# WHAT TO DO
From the top of the entries, reproduce each line exactly, stopping after the line that contains "1.12, 1.28, 1.42, 1.60, 2.0, 2.67, 3.65, 4.8, 6.3, 8.3, 11.4]". Omit pictures.

## BEGIN INPUT DATA

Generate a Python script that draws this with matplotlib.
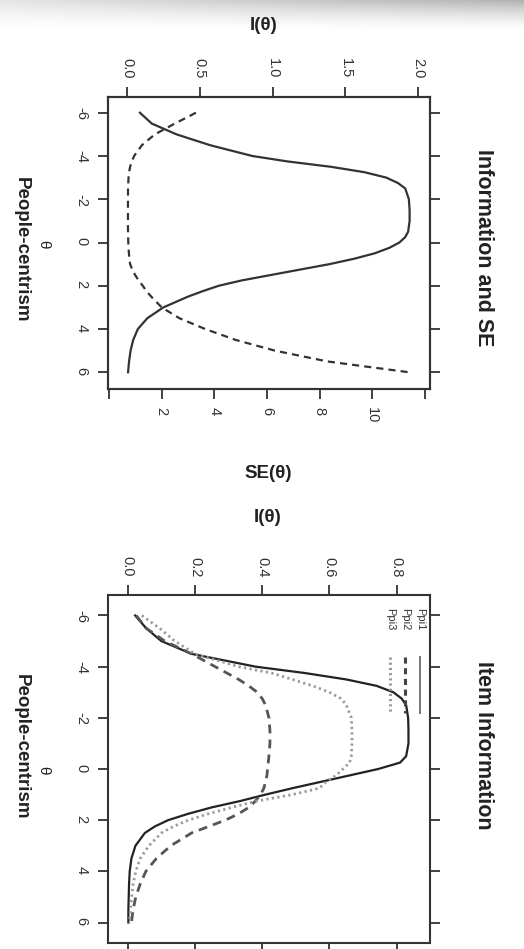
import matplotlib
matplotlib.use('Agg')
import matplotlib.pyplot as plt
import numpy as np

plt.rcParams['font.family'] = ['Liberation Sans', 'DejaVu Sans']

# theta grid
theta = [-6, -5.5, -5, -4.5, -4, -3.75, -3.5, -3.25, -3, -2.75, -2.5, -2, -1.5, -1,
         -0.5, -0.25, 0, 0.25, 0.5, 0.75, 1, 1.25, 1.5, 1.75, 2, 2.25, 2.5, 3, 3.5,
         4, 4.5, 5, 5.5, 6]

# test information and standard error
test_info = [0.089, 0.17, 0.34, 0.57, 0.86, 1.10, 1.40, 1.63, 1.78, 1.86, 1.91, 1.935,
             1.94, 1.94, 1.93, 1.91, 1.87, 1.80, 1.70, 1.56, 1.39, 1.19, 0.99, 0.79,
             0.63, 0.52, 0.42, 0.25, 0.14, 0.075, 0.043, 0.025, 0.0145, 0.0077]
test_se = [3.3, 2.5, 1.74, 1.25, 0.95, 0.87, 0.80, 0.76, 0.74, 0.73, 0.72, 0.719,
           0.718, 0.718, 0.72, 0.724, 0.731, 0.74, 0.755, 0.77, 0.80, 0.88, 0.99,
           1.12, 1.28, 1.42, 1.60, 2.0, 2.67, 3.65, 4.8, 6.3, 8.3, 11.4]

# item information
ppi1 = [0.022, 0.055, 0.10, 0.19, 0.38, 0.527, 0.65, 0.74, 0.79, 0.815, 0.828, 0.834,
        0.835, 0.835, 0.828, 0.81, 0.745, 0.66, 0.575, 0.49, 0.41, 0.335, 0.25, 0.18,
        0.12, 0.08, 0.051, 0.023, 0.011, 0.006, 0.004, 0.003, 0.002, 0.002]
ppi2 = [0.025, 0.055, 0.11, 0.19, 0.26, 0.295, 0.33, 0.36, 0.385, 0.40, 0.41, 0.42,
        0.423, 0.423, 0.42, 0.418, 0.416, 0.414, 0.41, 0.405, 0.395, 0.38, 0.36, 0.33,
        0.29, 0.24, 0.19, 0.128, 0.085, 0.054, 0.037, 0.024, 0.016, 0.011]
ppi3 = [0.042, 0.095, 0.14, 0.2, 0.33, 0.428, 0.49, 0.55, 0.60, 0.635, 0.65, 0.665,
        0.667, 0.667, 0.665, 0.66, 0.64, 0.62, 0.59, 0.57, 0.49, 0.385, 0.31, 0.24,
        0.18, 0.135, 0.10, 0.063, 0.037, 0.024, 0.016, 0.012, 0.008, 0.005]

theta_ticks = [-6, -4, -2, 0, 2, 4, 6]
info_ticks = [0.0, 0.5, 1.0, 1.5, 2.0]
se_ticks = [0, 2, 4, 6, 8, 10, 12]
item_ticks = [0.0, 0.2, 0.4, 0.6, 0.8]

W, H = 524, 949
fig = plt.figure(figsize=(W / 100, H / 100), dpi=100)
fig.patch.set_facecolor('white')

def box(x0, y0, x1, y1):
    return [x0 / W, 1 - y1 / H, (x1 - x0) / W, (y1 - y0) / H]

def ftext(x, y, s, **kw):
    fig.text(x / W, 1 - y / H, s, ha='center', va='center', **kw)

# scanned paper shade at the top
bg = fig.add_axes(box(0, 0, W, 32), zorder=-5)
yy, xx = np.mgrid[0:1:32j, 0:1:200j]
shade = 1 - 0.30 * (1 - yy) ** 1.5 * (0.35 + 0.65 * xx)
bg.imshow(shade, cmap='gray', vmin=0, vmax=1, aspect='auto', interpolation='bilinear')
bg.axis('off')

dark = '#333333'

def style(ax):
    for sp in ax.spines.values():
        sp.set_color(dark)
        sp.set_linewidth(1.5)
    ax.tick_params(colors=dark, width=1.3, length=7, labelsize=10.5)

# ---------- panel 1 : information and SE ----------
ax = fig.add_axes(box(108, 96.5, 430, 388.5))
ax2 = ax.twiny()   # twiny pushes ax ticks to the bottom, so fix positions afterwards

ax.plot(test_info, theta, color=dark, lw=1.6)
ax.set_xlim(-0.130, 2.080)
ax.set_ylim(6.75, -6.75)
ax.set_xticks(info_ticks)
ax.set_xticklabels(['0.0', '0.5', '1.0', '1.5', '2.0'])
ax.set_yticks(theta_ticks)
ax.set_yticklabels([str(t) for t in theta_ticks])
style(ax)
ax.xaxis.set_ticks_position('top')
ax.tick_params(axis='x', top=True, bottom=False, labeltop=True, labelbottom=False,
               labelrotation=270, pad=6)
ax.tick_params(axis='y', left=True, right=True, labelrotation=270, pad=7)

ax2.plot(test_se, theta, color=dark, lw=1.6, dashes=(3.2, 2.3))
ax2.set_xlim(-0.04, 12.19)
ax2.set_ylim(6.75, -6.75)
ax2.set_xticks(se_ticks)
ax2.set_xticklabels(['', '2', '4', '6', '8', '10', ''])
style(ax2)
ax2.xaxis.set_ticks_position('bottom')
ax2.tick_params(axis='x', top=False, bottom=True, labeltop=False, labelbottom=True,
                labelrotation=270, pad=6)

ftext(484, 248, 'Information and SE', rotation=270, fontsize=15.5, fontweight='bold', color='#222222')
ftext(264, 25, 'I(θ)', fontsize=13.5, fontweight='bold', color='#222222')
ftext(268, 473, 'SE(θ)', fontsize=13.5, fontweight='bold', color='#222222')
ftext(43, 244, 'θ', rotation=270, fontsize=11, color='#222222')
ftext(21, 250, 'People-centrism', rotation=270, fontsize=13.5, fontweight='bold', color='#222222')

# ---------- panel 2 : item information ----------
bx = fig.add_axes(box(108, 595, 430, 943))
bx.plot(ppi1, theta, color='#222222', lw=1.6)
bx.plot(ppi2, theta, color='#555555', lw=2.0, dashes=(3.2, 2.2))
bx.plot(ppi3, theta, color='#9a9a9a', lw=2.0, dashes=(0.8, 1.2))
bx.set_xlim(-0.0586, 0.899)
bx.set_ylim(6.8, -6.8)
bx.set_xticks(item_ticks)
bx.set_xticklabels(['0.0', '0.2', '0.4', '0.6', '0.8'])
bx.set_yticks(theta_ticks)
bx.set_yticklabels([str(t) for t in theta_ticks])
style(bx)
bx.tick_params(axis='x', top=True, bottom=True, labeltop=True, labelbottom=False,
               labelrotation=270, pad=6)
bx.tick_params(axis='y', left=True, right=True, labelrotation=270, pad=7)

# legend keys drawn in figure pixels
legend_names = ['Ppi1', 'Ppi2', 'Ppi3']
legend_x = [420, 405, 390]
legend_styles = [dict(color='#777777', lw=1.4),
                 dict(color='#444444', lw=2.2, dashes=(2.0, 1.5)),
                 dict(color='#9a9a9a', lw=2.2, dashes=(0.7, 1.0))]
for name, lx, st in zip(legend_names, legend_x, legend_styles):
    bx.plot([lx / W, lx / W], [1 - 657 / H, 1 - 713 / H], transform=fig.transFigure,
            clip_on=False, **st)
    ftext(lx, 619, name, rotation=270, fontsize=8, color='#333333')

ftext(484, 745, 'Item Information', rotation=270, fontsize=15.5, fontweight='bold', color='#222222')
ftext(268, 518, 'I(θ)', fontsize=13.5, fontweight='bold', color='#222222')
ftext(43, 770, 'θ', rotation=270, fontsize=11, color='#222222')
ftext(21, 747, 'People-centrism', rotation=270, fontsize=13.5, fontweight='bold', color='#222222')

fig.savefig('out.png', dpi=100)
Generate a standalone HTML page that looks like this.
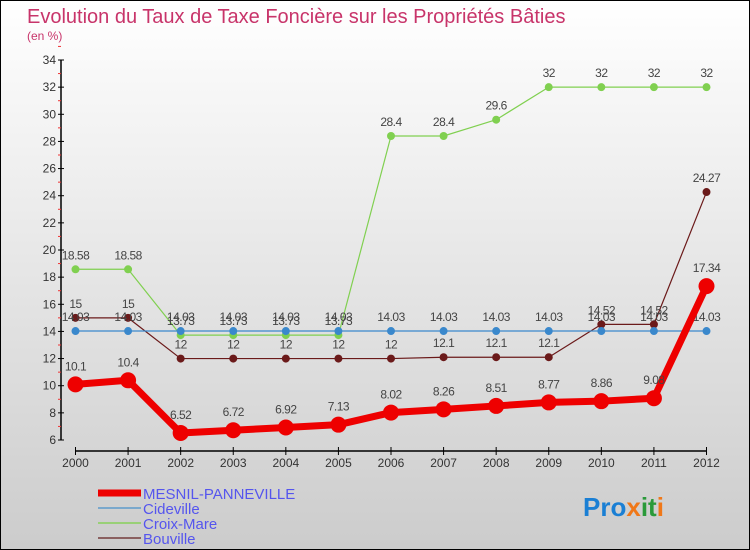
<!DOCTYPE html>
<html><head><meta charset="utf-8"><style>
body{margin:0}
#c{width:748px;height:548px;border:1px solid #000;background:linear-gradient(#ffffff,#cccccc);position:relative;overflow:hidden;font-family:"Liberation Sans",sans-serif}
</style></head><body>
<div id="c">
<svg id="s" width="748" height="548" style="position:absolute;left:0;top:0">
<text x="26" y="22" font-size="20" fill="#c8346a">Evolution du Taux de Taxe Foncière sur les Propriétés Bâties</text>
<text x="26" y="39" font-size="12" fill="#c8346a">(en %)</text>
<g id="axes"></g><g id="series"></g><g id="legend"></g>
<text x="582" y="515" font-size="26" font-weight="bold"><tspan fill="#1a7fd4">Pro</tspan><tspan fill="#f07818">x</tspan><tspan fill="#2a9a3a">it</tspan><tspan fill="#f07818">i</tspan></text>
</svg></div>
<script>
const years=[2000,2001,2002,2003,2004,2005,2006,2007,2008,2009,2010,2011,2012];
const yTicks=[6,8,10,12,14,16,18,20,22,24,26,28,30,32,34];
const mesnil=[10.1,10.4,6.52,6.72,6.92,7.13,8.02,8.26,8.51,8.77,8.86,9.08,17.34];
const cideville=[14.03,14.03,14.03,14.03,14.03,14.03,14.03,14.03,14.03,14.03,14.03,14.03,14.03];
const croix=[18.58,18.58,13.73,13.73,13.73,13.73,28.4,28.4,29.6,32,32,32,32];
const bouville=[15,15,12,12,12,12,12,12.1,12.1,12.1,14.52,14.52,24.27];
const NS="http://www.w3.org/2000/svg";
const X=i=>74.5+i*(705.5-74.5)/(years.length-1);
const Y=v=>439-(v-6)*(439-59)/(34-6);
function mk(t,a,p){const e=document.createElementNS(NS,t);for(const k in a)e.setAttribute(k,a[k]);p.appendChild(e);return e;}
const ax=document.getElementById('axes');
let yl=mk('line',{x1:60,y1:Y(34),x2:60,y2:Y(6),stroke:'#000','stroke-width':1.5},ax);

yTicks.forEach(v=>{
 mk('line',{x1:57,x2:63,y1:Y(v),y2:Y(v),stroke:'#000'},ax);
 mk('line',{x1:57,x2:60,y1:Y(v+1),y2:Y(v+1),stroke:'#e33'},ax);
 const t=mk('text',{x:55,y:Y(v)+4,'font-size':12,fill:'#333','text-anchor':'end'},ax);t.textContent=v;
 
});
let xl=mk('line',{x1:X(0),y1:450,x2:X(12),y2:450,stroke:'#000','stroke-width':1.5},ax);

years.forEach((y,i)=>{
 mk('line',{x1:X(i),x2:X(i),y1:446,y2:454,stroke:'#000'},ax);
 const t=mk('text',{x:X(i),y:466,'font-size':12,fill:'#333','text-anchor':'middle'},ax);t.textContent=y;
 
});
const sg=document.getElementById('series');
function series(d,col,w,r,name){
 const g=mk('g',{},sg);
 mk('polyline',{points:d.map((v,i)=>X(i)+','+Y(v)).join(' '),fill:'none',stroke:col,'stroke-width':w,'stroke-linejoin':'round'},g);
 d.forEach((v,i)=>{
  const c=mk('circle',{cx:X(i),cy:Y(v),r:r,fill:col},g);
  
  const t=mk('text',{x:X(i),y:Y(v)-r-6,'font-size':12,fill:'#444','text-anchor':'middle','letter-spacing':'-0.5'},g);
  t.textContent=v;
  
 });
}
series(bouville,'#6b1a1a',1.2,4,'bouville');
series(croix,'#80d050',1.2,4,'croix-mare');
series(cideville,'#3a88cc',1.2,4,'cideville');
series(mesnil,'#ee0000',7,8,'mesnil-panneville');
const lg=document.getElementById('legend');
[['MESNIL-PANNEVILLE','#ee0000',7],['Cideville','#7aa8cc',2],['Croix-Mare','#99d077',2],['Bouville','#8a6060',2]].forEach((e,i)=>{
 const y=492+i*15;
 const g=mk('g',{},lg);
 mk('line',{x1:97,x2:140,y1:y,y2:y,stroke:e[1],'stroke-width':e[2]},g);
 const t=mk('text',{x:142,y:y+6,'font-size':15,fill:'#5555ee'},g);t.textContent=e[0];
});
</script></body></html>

## END INPUT DATA

# TASK RESULT
Generate a Python script that draws this with matplotlib.
import matplotlib
matplotlib.use('Agg')
import matplotlib.pyplot as plt
import numpy as np

plt.rcParams['font.family'] = ['Liberation Sans', 'DejaVu Sans']

# theta grid
theta = [-6, -5.5, -5, -4.5, -4, -3.75, -3.5, -3.25, -3, -2.75, -2.5, -2, -1.5, -1,
         -0.5, -0.25, 0, 0.25, 0.5, 0.75, 1, 1.25, 1.5, 1.75, 2, 2.25, 2.5, 3, 3.5,
         4, 4.5, 5, 5.5, 6]

# test information and standard error
test_info = [0.089, 0.17, 0.34, 0.57, 0.86, 1.10, 1.40, 1.63, 1.78, 1.86, 1.91, 1.935,
             1.94, 1.94, 1.93, 1.91, 1.87, 1.80, 1.70, 1.56, 1.39, 1.19, 0.99, 0.79,
             0.63, 0.52, 0.42, 0.25, 0.14, 0.075, 0.043, 0.025, 0.0145, 0.0077]
test_se = [3.3, 2.5, 1.74, 1.25, 0.95, 0.87, 0.80, 0.76, 0.74, 0.73, 0.72, 0.719,
           0.718, 0.718, 0.72, 0.724, 0.731, 0.74, 0.755, 0.77, 0.80, 0.88, 0.99,
           1.12, 1.28, 1.42, 1.60, 2.0, 2.67, 3.65, 4.8, 6.3, 8.3, 11.4]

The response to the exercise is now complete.